- Abbreviation: Ind. Lab
- Victorian Legislative Assembly: 1 / 88

= Independent Labor (Australia) =

Political affiliation

Independent Labor (or Independent Labour) is a description used in Australian politics, often to designate a politician who is an Australian Labor Party (ALP) member but not endorsed by the party at elections, or if sitting in a parliament, not a member of the Labor party room caucus. The label has also been used to describe candidates who identify with the labour movement, but not the ALP.

Registering a party or affiliation as an "Independent Labor" is not permitted in New South Wales under section 64 of the Electoral Act 2017, and the use of the term in electoral material is also considered an offence under section 180 of the act.

As of October 2024, the only MP who is a rank-and-file member of the Labor Party yet is not part of the party's parliamentary caucus is Darren Cheeseman, a member of the Victorian Legislative Assembly.

==History==
The first Independent Labour MP in federal politics was James Wilkinson, who was elected at the 1901 election. He had been a member of the ALP previously, and rejoined the party in 1903.

The Blackburn-Mutton Labor Party was formed in June 1947 by Doris Blackburn, the member for Bourke, and Charlie Mutton, the member for Coburg in the Victorian Legislative Assembly. It was created as a guarantee company so that both MPs could keep describing themselves as Independent Labor after the ALP attempted to restrict the use of the word "Labor". The party later merged into the Progressive Labor Party.

The Independent Labor Group was a grouping in the New South Wales Legislative Council from 1959 to 1977, after a number of Labor MLCs were expelled from the party for voting against the abolition of the Legislative Council, which was then party policy.

In more recent years, the label has been rarely used outside of local elections. Former MP Brenton Best nominated as an Independent Labor candidate in 2017, and Territory Labor MP Jeff Collins used the label after resigning from the party in 2019, before later joining Territory Alliance.

On 23 August 2021, former Tasmanian Labor leader David O’Byrne resigned from the party caucus to sit as an Independent Labor MP, which he continued to do so until resigning his ALP membership on 4 February 2024.

On 5 August 2023, Ringwood MP Will Fowles was asked to resign from the parliamentary Victorian Labor Party by then-Premier Daniel Andrews following allegations of a serious assault.

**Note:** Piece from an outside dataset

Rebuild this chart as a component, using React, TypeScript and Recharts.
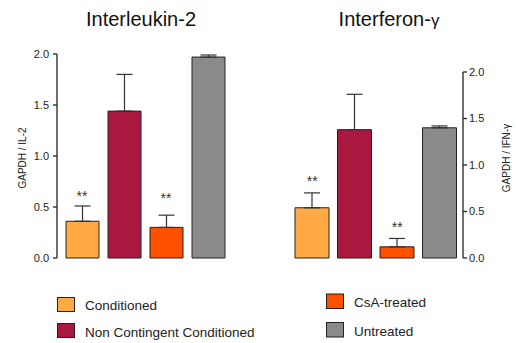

He remained as a rank-and-file member until resigning from the party in August 2024.

==Local government==
The "Independent Labor" label is often used at local government elections, especially in states or local government areas where the ALP does not endorse any candidates.

==Similar political descriptions==
Australian politicians have also been elected under other independent labels, including Independent Liberal, Independent National, Independent Free Trade, Independent UAP and Independent Socialist.